J.-C.C. : Sans doute aussi parce que le faux est le seul chemin possible vers le vrai.
U.E. : Le faux questionne toute tentative de fonder une théorie de la vérité. S'il est possible de le comparer à l'œuvre authentique qui l'a inspiré, il existe alors un moyen de savoir s'il s'agit ou non d'un faux. Il est plus difficile de démontrer qu'une œuvre authentique est authentique.
J.-C.C. : Je ne suis pas un vrai collectionneur. Toute ma vie j'ai acheté des livres simplement parce qu'ils me plaisaient. Par-dessus tout j'aime, dans une bibliothèque, le disparate, le voisinage d'objets divers, qui même s'opposent, se battent.

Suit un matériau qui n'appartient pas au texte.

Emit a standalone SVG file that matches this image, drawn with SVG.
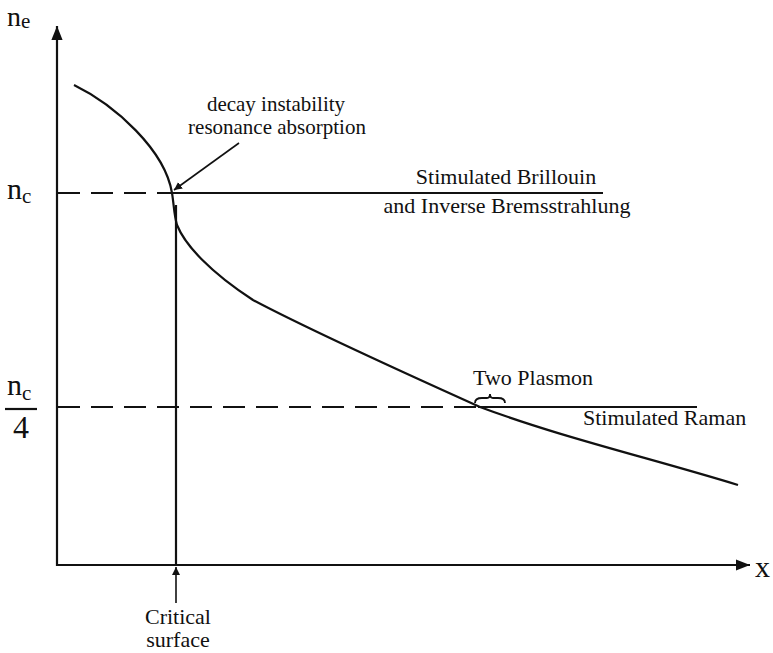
<svg xmlns="http://www.w3.org/2000/svg" width="773" height="653" viewBox="0 0 773 653">
<style>
text{font-family:"Liberation Serif","Times New Roman",serif;fill:#111}
.lbl{font-size:22px}
.sm{font-size:21px}
.sym{font-size:30px}
.sub{font-size:21px}
.ln{stroke:#111;stroke-width:2.2;fill:none}
.dash{stroke:#111;stroke-width:2.2;fill:none;stroke-dasharray:22,11}
</style>
<defs>
<marker id="ah" viewBox="0 0 10 10" refX="10" refY="5" markerWidth="8" markerHeight="9" orient="auto" markerUnits="userSpaceOnUse"><path d="M0,0 L10,5 L0,10 z" fill="#111"/></marker>
<marker id="big" viewBox="0 0 10 10" refX="10" refY="5" markerWidth="14" markerHeight="14" orient="auto" markerUnits="userSpaceOnUse"><path d="M0,1 L10,5 L0,9 z" fill="#111"/></marker>
</defs>
<g id="axes">
<line class="ln" x1="57" y1="566" x2="57" y2="26" marker-end="url(#big)"/>
<line class="ln" x1="56" y1="565" x2="750" y2="565" marker-end="url(#big)"/>
</g>
<g id="axis-labels">
<text x="7" y="26" font-size="28">n<tspan class="sub" dy="2">e</tspan></text>
<text x="7" y="199" class="sym">n<tspan class="sub" dy="4">c</tspan></text>
<text x="7" y="395" class="sym">n<tspan class="sub" dy="5">c</tspan></text>
<line class="ln" x1="5" y1="409" x2="37" y2="409"/>
<text x="13" y="438" font-size="32">4</text>
<text x="755" y="577" class="sym">x</text>
</g>
<g id="connectors">
<line class="dash" x1="58" y1="193" x2="176" y2="193"/>
<line class="ln" x1="176" y1="193" x2="603" y2="193"/>
<line class="dash" x1="58" y1="407" x2="480" y2="407"/>
<line class="ln" x1="478" y1="407" x2="697" y2="407"/>
<line class="ln" x1="176" y1="205" x2="176" y2="565"/>
<line stroke="#111" stroke-width="1.6" x1="176" y1="603" x2="176" y2="567" marker-end="url(#ah)"/>
<line stroke="#111" stroke-width="1.6" x1="239" y1="143" x2="174" y2="190" marker-end="url(#ah)"/>
<path class="ln" d="M74,85 C115,105 165,150 172,193 C174,205 174,215 177,225 C185,245 210,272 253,300 C300,325 420,380 480,407 C560,437 650,458 738,485"/>
<path stroke="#111" stroke-width="1.8" fill="none" d="M475,403 Q475,398 482,398 L487,398 Q490,398 490,394 Q490,398 493,398 L498,398 Q505,398 505,403"/>
</g>
<g id="labels">
<text class="lbl sm" x="276" y="111" text-anchor="middle">decay instability</text>
<text class="lbl sm" x="277" y="134" text-anchor="middle">resonance absorption</text>
<text class="lbl" x="506" y="184" text-anchor="middle">Stimulated Brillouin</text>
<text class="lbl" x="507" y="213" text-anchor="middle">and Inverse Bremsstrahlung</text>
<text class="lbl" x="473" y="385">Two Plasmon</text>
<text class="lbl" x="583" y="425">Stimulated Raman</text>
<text class="lbl" x="178" y="624" text-anchor="middle">Critical</text>
<text class="lbl" x="178" y="647" text-anchor="middle">surface</text>
</g>
</svg>
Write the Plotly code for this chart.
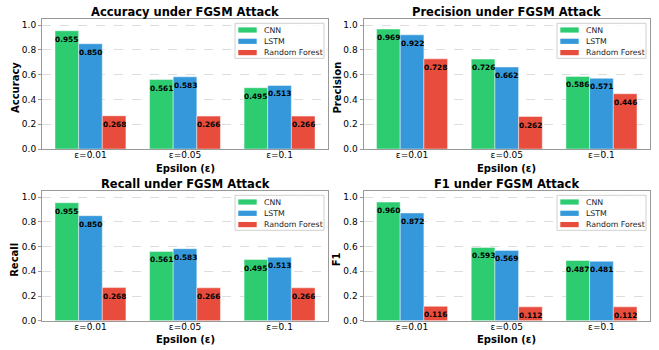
import plotly.graph_objects as go

categories = ["ε=0.01", "ε=0.05", "ε=0.1"]
models = ["CNN", "LSTM", "Random Forest"]
colors = ["#2ecc71", "#3498db", "#e74c3c"]

accuracy = {"CNN": [0.955, 0.561, 0.495], "LSTM": [0.850, 0.583, 0.513], "Random Forest": [0.268, 0.266, 0.266]}
precision = {"CNN": [0.969, 0.726, 0.586], "LSTM": [0.922, 0.662, 0.571], "Random Forest": [0.728, 0.262, 0.446]}
recall = {"CNN": [0.955, 0.561, 0.495], "LSTM": [0.850, 0.583, 0.513], "Random Forest": [0.268, 0.266, 0.266]}
f1 = {"CNN": [0.960, 0.593, 0.487], "LSTM": [0.872, 0.569, 0.481], "Random Forest": [0.116, 0.112, 0.112]}

panels = [("Accuracy", accuracy), ("Precision", precision), ("Recall", recall), ("F1", f1)]

W, H = 659, 350
# pixel boxes of axes: (left, right, top, bottom)
boxes = [(42, 328, 19, 149), (363.5, 650, 19, 149),
         (42, 328, 191, 320.7), (363.5, 650, 191, 320.7)]

bar_w = 0.25
offsets = [-0.25, 0.0, 0.25]


def px(x):
    return x / W


def py(y):
    return 1 - y / H


fig = go.Figure()
annotations = []
shapes = []
layout = dict(width=W, height=H, margin=dict(l=0, r=0, t=0, b=0, autoexpand=False),
              plot_bgcolor="white", paper_bgcolor="white",
              font=dict(family="DejaVu Sans", color="black"),
              barmode="overlay", showlegend=False)

for p, (name, data) in enumerate(panels):
    sfx = "" if p == 0 else str(p + 1)
    xa, ya = "x" + sfx, "y" + sfx
    l, r, t, b = boxes[p]
    for m, model in enumerate(models):
        xs = [i + offsets[m] for i in range(len(categories))]
        vals = data[model]
        fig.add_trace(go.Bar(x=xs, y=vals, width=bar_w, name=model,
                             marker=dict(color=colors[m], line=dict(color="rgba(255,255,255,0.55)", width=0.8)),
                             xaxis=xa, yaxis=ya))
        for xv, v in zip(xs, vals):
            annotations.append(dict(text=f"<b>{v:.3f}</b>", x=xv, y=v, xref=xa, yref=ya,
                                    xanchor="center", yanchor="middle", yshift=-8.5, showarrow=False,
                                    font=dict(size=7.4, color="black")))
    layout["xaxis" + sfx] = dict(domain=[px(l), px(r)], anchor=ya, range=[-0.5125, 2.5125],
                                 tickvals=list(range(len(categories))), ticktext=categories,
                                 showline=True, mirror=True, linecolor="#999999", linewidth=1,
                                 ticks="outside", ticklen=3, tickcolor="#999999",
                                 tickfont=dict(size=9), showgrid=False, zeroline=False,
                                 automargin=False, ticklabelstandoff=-6)
    layout["yaxis" + sfx] = dict(domain=[py(b), py(t)], anchor=xa, range=[0, 1.05],
                                 tickvals=[0, 0.2, 0.4, 0.6, 0.8, 1.0], tickformat=".1f",
                                 showline=True, mirror=True, linecolor="#999999", linewidth=1,
                                 ticks="outside", ticklen=3, tickcolor="#999999",
                                 tickfont=dict(size=9), showgrid=True, gridcolor="#dddddd",
                                 griddash="dash", gridwidth=0.8, zeroline=False, automargin=False)
    # subplot title
    annotations.append(dict(text=f"<b>{name} under FGSM Attack</b>", x=px((l + r) / 2), y=py(t - 7),
                            xref="paper", yref="paper", xanchor="center", yanchor="middle",
                            showarrow=False, font=dict(size=11.5)))
    # axis titles
    annotations.append(dict(text="<b>Epsilon (ε)</b>", x=px((l + r) / 2), y=py(b + 19),
                            xref="paper", yref="paper", xanchor="center", yanchor="middle",
                            showarrow=False, font=dict(size=10)))
    annotations.append(dict(text=f"<b>{name}</b>", x=px(l - 27), y=py((t + b) / 2 + 4),
                            xref="paper", yref="paper", xanchor="center", yanchor="middle",
                            textangle=-90, showarrow=False, font=dict(size=10)))
    # legend (drawn as a framed key in the upper right of each panel)
    bx1 = r - 4
    bx0 = bx1 - 89
    by0 = t + 4.3
    by1 = by0 + 35
    shapes.append(dict(type="rect", xref="paper", yref="paper", x0=px(bx0), x1=px(bx1),
                       y0=py(by1), y1=py(by0), line=dict(color="#d0d0d0", width=1),
                       fillcolor="rgba(255,255,255,0.85)", layer="above"))
    for m, model in enumerate(models):
        cy = by0 + 6.7 + 11.3 * m
        shapes.append(dict(type="rect", xref="paper", yref="paper", x0=px(bx0 + 3.3), x1=px(bx0 + 21.7),
                           y0=py(cy + 2.6), y1=py(cy - 2.6), line=dict(width=0),
                           fillcolor=colors[m], layer="above"))
        annotations.append(dict(text=model, x=px(bx0 + 26.5), y=py(cy), xref="paper", yref="paper",
                                xanchor="left", yanchor="middle", showarrow=False,
                                font=dict(size=7.8, color="#222222")))

layout["annotations"] = annotations
layout["shapes"] = shapes
fig.update_layout(**layout)
fig.write_html("out.html", config={"displayModeBar": False},
               post_script="document.body.style.margin='0';")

U.E. : Mon voisin à Milan collectionne seulement les livres qu'il trouve beaux, comme vous. Ainsi il peut avoir un Vitruve, un incunable de La Divine Comédie et un beau livre d'artiste contemporain. Ce n'est absolument pas mon cas. J'ai parlé de ma passion pour Kircher. Pour pouvoir posséder tous ses livres, pour obtenir par exemple cet Ars magnesia qui sûrement est le moins beau de la collection, je suis prêt à payer une fortune. A propos de mon voisin, il se trouve qu'il possède, tout comme moi, un exemplaire de l'Hypnerotomachia Poliphili, ou Songe de Poliphile, peut-être le plus beau livre du monde. Nous rigolons parce qu'en face de notre immeuble, dans le Castello Sforzesco, il y a une célèbre bibliothèque, la Trivulziana, qui possède un troisième exemplaire de l'Hypnerotomachia, ce qui doit représenter sans aucun doute la plus grande concentration au monde d'Hypnerotomachia dans un rayon de cinquante mètres ! Je parle bien entendu de la première édition incunable, celle de 1499, et non des éditions postérieures.
J.-C.C. : Vous continuez à enrichir votre collection ?
U.E. : Autrefois je courais partout pour dégoter des pièces curieuses. Je me limite maintenant à quelques déplacements. Je vise la qualité. Ou bien je cherche à combler les vides dans l'opera omnia d'un auteur. Comme c'est le cas pour Kircher.
J.-C.C. : L'obsession du collectionneur est souvent de mettre la main sur un objet rare, et pas tellement de le conserver. Je connais une anecdote étonnante à ce sujet. Il existait deux exemplaires du livre fondateur de la littérature brésilienne, Guarani, un roman édité à Rio vers 1840. L'un était dans un musée tandis que l'autre rôdait quelque part. Mon ami José Mindlin, ce grand collectionneur brésilien, apprend que le livre est en la possession d'une personne, à Paris, disposée à le vendre. Il prend un billet d'avion São Paulo-Paris et une chambre au Ritz pour aller à la rencontre de l'amateur d'Europe centrale propriétaire de l'exemplaire convoité. Les deux hommes s'enferment pendant trois jours dans une chambre du Ritz pour négocier. Trois jours de discussion âpre. Un accord est finalement trouvé et le livre devient la propriété de José Mindlin, qui reprend l'avion aussitôt. Au cours du vol, il a tout le loisir de découvrir l'exemplaire récemment acquis, quelque peu dépité de constater que le livre en lui-même n'offre rien de très extraordinaire, mais il s'y attendait. Il le tourne un peu dans tous les sens, cherche le détail rare, la singularité, puis il le repose à côté de lui. A l'arrivée au Brésil, il l'oublie dans l'avion. Il avait acquis l'objet mais cet objet, du même coup, avait perdu toute importance. Il se trouve que, par un petit miracle, le personnel d'Air France a remarqué le livre et l'a mis de côté. Mindlin a pu le récupérer. Il disait que cela ne lui avait fait, finalement, ni chaud, ni froid. Et je le confirme : le jour où j'ai dû me délester d'une partie de ma bibliothèque, je n'en ai pas ressenti de peine particulière.